I used to rush up and hit people,” says Laura, aged 15, “but now I talk to them. All this has made me think about it, how I used to lose my temper, but now I try another way.” She adds: “I’d like to learn more about communicating. It was fun.” Laura has been on the Communication Opportunity Group Scheme (COGS) pilot project in Sir Jonathan North Community College, Leicester. Along with six other Year 9 girls in the spring term of 2000, Laura spent one session a week for 10 weeks working on the first goal in the COGS scheme: presenting a short poem to an audience of family and friends.

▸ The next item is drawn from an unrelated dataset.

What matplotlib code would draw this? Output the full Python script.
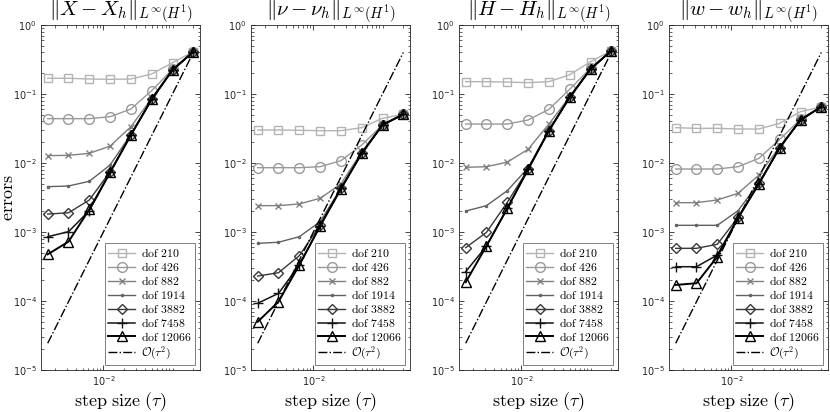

Yet only months before, Laura had been at risk of failure and exclusion. Embarking on the 14-goal ladder of COGS has made all the difference. Learning to think out loud gives pupils the ability not only to express themselves in language, spoken and written, but also to control their behaviour, claims COGS research co-ordinator Rosemary Sage. Structuring the learning gives teachers and pupils the confidence to continue.

For 30 years Dr Sage and her team at Leicester University have been researching the importance of spoken communication skills in education and in life generally. Eighty per cent of life’s activities involve spoken skills, she says, against 20 per cent needing reading and writing.

Paradoxically, Dr Sage’s research shows that, with the national curriculum, literacy and numeracy strategies and more frequent testing, teachers spend 86 per cent of class time talking to, not with, their pupils. An ever-increasing number of students simply cannot grasp what is going on.

By tackling communication at the root, COGS frees pupils to learn. It involves a graded programme based on scientific understanding of brain function and the need to integrate right-brain and left-brain function. (The right brain is thought to control visual processing and the left verbal reasoning. Poor integration of the functions may limit language use, sense of humour, ability to follow directions and understanding of cause and effect.) Dr Sage believes teaching communication skills is “the only way really to improve personal and academic performance”.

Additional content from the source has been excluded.